Temperament

“The character of the Boxer is of the greatest importance and demands the most solicitous attention. He is renowned from olden times for his great love and faithfulness to his master and household. He is harmless in the family, but distrustful of strangers, bright and friendly of temperament at play, but brave and determined when aroused. His intelligence and willing tractability, his modesty and cleanliness make him a highly desirable family dog and cheerful companion. He is the soul of honesty and loyalty, and is never false or treacherous even in his old age.”

- 1938 AKC Boxer breed standard

Boxers are a bright, energetic and playful breed and tend to be very good with children. They are active dogs and require adequate exercise to prevent boredom-associated behaviors such as chewing or digging. Boxers have earned a slight reputation of being “headstrong,” which can be related to inappropriate obedience training.
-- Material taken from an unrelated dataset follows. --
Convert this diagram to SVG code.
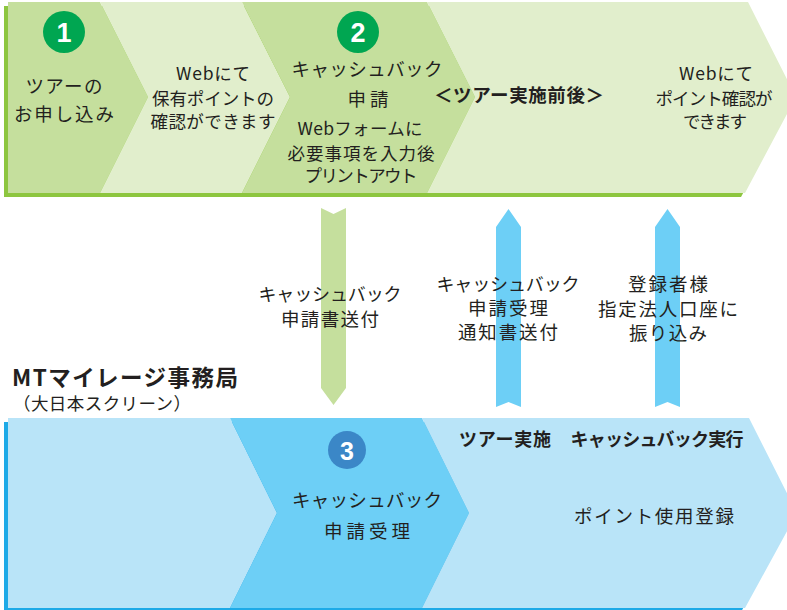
<svg xmlns="http://www.w3.org/2000/svg" width="787" height="610" viewBox="0 0 787 610">
<style>
text{font-family:"Noto Sans CJK JP","Noto Sans",sans-serif;fill:#231f20;text-anchor:middle;dominant-baseline:central;}
.s17{font-size:17.5px}
.s18{font-size:18px}
.s19{font-size:18.5px}
.b{font-weight:bold}
.num{fill:#fff;font-family:"Liberation Sans",Arial,sans-serif;font-weight:bold;font-size:27px}
.gd{fill:#c5df9d}
.gl{fill:#e1eecc}
.bl{fill:#b9e4f8}
.bm{fill:#6dcff6}
</style>
<rect width="787" height="610" fill="#fff"/>
<g id="top-band">
<polygon points="4,6 744,6 792,101 741,197 4,197" fill="#8dc63f"/>
<polygon class="gd" points="8,2 100,2 148,97 100,193 8,193"/>
<polygon class="gl" points="100,2 242,2 290,97 242,193 100,193 148,97"/>
<polygon class="gd" points="242,2 427,2 475,97 427,193 242,193 290,97"/>
<polygon class="gl" points="427,2 748,2 796,97 745,193 427,193 475,97"/>
</g>
<g id="step1">
<circle cx="64" cy="32" r="21" fill="#00a651"/>
<text class="num" x="64" y="33">1</text>
<text class="s19" x="64" y="85" textLength="77">ツアーの</text>
<text class="s19" x="64" y="113" textLength="100">お申し込み</text>
</g>
<g id="web-check">
<text class="s17" x="213" y="72" textLength="74">Webにて</text>
<text class="s17" x="213" y="97" textLength="122">保有ポイントの</text>
<text class="s17" x="213" y="120" textLength="125">確認ができます</text>
</g>
<g id="step2">
<circle cx="358" cy="32" r="21" fill="#00a651"/>
<text class="num" x="358" y="33">2</text>
<text class="s19" x="367" y="68" textLength="151">キャッシュバック</text>
<text class="s19" x="368" y="98" textLength="41">申請</text>
<text class="s17" x="360" y="127" textLength="125">Webフォームに</text>
<text class="s17" x="361" y="152" textLength="147">必要事項を入力後</text>
<text class="s17" x="361" y="174" textLength="113">プリントアウト</text>
</g>
<g id="tour-period">
<text class="s19 b" x="519" y="94" textLength="170">＜ツアー実施前後＞</text>
<text class="s17" x="716" y="72" textLength="74">Webにて</text>
<text class="s17" x="714" y="97" textLength="117">ポイント確認が</text>
<text class="s17" x="715" y="120" textLength="64">できます</text>
</g>
<g id="connectors">
<polygon class="gd" points="321,208 333.5,214 346,208 346,388 333.5,405 321,388"/>
<polygon class="bm" points="496,227 508.5,209 521,227 521,407 508.5,402 496,407"/>
<polygon class="bm" points="655,227 667.5,209 680,227 680,407 667.5,402 655,407"/>
</g>
<g id="label-send">
<text class="s18" x="330" y="293" textLength="143">キャッシュバック</text>
<text class="s19" x="330" y="318" textLength="98">申請書送付</text>
</g>
<g id="label-notice">
<text class="s18" x="508" y="283" textLength="143">キャッシュバック</text>
<text class="s19" x="508" y="307" textLength="80">申請受理</text>
<text class="s19" x="508" y="331" textLength="100">通知書送付</text>
</g>
<g id="label-transfer">
<text class="s19" x="668" y="283" textLength="80">登録者様</text>
<text class="s19" x="668" y="308" textLength="140">指定法人口座に</text>
<text class="s19" x="668" y="332" textLength="78">振り込み</text>
</g>
<g id="office">
<text class="b" style="font-size:22.5px;text-anchor:start" x="12" y="376" textLength="226">MTマイレージ事務局</text>
<text class="s17" style="text-anchor:start" x="13" y="402" textLength="178">（大日本スクリーン）</text>
</g>
<g id="bottom-band">
<polygon points="4,422 745,422 793,517 741,612 4,612" fill="#1eaae7"/>
<polygon class="bl" points="8,418 230,418 277,513 230,608 8,608"/>
<polygon class="bm" points="230,418 422,418 469,513 422,608 230,608 277,513"/>
<polygon class="bl" points="422,418 749,418 797,513 745,608 422,608 469,513"/>
</g>
<g id="step3">
<circle cx="347" cy="450" r="19" fill="#3b87c7"/>
<text class="num" x="347" y="451" style="font-size:25px">3</text>
<text class="s19" x="367" y="499" textLength="150">キャッシュバック</text>
<text class="s19" x="367" y="530" textLength="86">申請受理</text>
</g>
<g id="execution">
<text class="s18 b" x="505" y="438" textLength="92">ツアー実施</text>
<text class="s18 b" x="657" y="438" textLength="173">キャッシュバック実行</text>
<text class="s19" x="654" y="515" textLength="160">ポイント使用登録</text>
</g>
</svg>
Owing to their intelligence and working breed characteristics, training based on corrections often has limited usefulness. Boxers, like other animals, typically respond better to positive reinforcement techniques such as clicker training, an approach based on operant conditioning and behaviorism, which affords the dog an opportunity to think independently and to problem-solve.

Because of their resistance to repetitive and punishment-based training, Stanley Coren’s survey of obedience trainers, summarized in his book, The Intelligence of Dogs, ranked Boxers at #48 – average working/obedience intelligence. Many who have actually worked with Boxers disagree quite strongly with Coren’s survey results, and maintain that a skilled trainer who utilizes reward-based methods will find Boxers have far above-average intelligence and working ability.

The Boxer by nature is not an aggressive or vicious breed, but, like all dogs, requires socialization. Boxers are generally patient with smaller dogs and puppies, but issues with larger adult dogs, especially those of the same sex, may occur. Boxers are generally more comfortable with companionship, in either human or canine form.